▸ **Work to complete**: Set down all of the data that follows word for word, without the images.
•••••
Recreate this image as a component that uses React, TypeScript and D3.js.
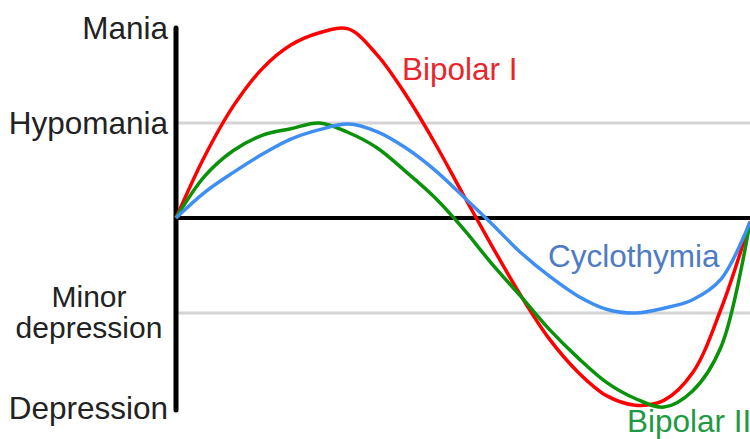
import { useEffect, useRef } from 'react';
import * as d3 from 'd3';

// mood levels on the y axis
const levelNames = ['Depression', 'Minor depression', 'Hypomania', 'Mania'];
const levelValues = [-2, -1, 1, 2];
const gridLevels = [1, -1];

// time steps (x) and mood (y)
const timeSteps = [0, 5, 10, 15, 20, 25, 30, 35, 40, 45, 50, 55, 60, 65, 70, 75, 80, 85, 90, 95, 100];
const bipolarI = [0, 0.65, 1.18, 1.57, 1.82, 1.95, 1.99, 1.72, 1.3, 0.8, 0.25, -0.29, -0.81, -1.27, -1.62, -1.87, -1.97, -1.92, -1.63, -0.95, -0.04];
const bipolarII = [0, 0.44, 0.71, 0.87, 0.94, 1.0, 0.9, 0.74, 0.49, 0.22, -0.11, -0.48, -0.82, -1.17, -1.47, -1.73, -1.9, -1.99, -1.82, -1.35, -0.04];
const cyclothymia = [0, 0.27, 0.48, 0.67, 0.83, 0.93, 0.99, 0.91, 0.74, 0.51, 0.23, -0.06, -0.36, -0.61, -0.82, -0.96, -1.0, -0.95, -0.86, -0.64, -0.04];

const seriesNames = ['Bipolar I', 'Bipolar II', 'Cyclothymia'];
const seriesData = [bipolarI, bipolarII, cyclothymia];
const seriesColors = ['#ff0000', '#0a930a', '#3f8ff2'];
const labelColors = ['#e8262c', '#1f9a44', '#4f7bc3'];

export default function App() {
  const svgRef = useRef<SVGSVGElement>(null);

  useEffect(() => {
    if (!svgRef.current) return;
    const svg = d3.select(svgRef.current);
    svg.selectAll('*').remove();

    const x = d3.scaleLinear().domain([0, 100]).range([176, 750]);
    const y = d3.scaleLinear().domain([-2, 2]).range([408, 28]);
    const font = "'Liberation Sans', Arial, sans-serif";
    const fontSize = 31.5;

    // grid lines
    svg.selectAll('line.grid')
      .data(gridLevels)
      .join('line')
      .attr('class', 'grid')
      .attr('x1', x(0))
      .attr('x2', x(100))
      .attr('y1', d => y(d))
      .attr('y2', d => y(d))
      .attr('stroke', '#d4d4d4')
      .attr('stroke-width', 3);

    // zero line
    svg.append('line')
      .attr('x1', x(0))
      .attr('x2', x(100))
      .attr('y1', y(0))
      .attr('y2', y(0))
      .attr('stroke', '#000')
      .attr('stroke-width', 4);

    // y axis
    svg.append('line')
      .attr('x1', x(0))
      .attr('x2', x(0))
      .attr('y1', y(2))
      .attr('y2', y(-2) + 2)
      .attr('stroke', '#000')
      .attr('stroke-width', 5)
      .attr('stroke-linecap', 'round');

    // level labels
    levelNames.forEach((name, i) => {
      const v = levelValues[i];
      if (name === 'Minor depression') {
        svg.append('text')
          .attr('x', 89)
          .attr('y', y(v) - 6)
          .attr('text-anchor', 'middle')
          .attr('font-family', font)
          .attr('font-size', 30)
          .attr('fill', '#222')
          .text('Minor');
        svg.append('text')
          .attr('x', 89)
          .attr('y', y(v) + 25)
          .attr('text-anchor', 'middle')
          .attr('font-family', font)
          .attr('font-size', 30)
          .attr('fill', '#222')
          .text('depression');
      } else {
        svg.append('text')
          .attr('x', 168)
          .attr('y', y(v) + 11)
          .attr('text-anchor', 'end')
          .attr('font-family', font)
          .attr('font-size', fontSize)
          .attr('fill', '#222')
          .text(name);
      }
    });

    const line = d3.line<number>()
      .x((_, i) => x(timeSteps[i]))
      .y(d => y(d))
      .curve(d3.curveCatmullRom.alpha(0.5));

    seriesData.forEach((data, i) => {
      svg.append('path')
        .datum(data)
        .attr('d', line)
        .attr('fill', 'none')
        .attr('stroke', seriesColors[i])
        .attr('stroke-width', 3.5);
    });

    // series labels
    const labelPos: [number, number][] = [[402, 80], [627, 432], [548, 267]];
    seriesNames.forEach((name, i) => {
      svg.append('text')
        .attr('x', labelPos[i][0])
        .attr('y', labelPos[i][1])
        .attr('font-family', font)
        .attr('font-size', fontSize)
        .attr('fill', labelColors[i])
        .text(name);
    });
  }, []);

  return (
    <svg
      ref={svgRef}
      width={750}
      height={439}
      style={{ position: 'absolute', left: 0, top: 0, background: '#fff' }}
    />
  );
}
•••••
▸ **Solution for this exercise**:
Recreate this image as a component that uses React, TypeScript and D3.js.
import { useEffect, useRef } from 'react';
import * as d3 from 'd3';

// mood levels on the y axis
const levelNames = ['Depression', 'Minor depression', 'Hypomania', 'Mania'];
const levelValues = [-2, -1, 1, 2];
const gridLevels = [1, -1];

// time steps (x) and mood (y)
const timeSteps = [0, 5, 10, 15, 20, 25, 30, 35, 40, 45, 50, 55, 60, 65, 70, 75, 80, 85, 90, 95, 100];
const bipolarI = [0, 0.65, 1.18, 1.57, 1.82, 1.95, 1.99, 1.72, 1.3, 0.8, 0.25, -0.29, -0.81, -1.27, -1.62, -1.87, -1.97, -1.92, -1.63, -0.95, -0.04];
const bipolarII = [0, 0.44, 0.71, 0.87, 0.94, 1.0, 0.9, 0.74, 0.49, 0.22, -0.11, -0.48, -0.82, -1.17, -1.47, -1.73, -1.9, -1.99, -1.82, -1.35, -0.04];
const cyclothymia = [0, 0.27, 0.48, 0.67, 0.83, 0.93, 0.99, 0.91, 0.74, 0.51, 0.23, -0.06, -0.36, -0.61, -0.82, -0.96, -1.0, -0.95, -0.86, -0.64, -0.04];

const seriesNames = ['Bipolar I', 'Bipolar II', 'Cyclothymia'];
const seriesData = [bipolarI, bipolarII, cyclothymia];
const seriesColors = ['#ff0000', '#0a930a', '#3f8ff2'];
const labelColors = ['#e8262c', '#1f9a44', '#4f7bc3'];

export default function App() {
  const svgRef = useRef<SVGSVGElement>(null);

  useEffect(() => {
    if (!svgRef.current) return;
    const svg = d3.select(svgRef.current);
    svg.selectAll('*').remove();

    const x = d3.scaleLinear().domain([0, 100]).range([176, 750]);
    const y = d3.scaleLinear().domain([-2, 2]).range([408, 28]);
    const font = "'Liberation Sans', Arial, sans-serif";
    const fontSize = 31.5;

    // grid lines
    svg.selectAll('line.grid')
      .data(gridLevels)
      .join('line')
      .attr('class', 'grid')
      .attr('x1', x(0))
      .attr('x2', x(100))
      .attr('y1', d => y(d))
      .attr('y2', d => y(d))
      .attr('stroke', '#d4d4d4')
      .attr('stroke-width', 3);

    // zero line
    svg.append('line')
      .attr('x1', x(0))
      .attr('x2', x(100))
      .attr('y1', y(0))
      .attr('y2', y(0))
      .attr('stroke', '#000')
      .attr('stroke-width', 4);

    // y axis
    svg.append('line')
      .attr('x1', x(0))
      .attr('x2', x(0))
      .attr('y1', y(2))
      .attr('y2', y(-2) + 2)
      .attr('stroke', '#000')
      .attr('stroke-width', 5)
      .attr('stroke-linecap', 'round');

    // level labels
    levelNames.forEach((name, i) => {
      const v = levelValues[i];
      if (name === 'Minor depression') {
        svg.append('text')
          .attr('x', 89)
          .attr('y', y(v) - 6)
          .attr('text-anchor', 'middle')
          .attr('font-family', font)
          .attr('font-size', 30)
          .attr('fill', '#222')
          .text('Minor');
        svg.append('text')
          .attr('x', 89)
          .attr('y', y(v) + 25)
          .attr('text-anchor', 'middle')
          .attr('font-family', font)
          .attr('font-size', 30)
          .attr('fill', '#222')
          .text('depression');
      } else {
        svg.append('text')
          .attr('x', 168)
          .attr('y', y(v) + 11)
          .attr('text-anchor', 'end')
          .attr('font-family', font)
          .attr('font-size', fontSize)
          .attr('fill', '#222')
          .text(name);
      }
    });

    const line = d3.line<number>()
      .x((_, i) => x(timeSteps[i]))
      .y(d => y(d))
      .curve(d3.curveCatmullRom.alpha(0.5));

    seriesData.forEach((data, i) => {
      svg.append('path')
        .datum(data)
        .attr('d', line)
        .attr('fill', 'none')
        .attr('stroke', seriesColors[i])
        .attr('stroke-width', 3.5);
    });

    // series labels
    const labelPos: [number, number][] = [[402, 80], [627, 432], [548, 267]];
    seriesNames.forEach((name, i) => {
      svg.append('text')
        .attr('x', labelPos[i][0])
        .attr('y', labelPos[i][1])
        .attr('font-family', font)
        .attr('font-size', fontSize)
        .attr('fill', labelColors[i])
        .text(name);
    });
  }, []);

  return (
    <svg
      ref={svgRef}
      width={750}
      height={439}
      style={{ position: 'absolute', left: 0, top: 0, background: '#fff' }}
    />
  );
}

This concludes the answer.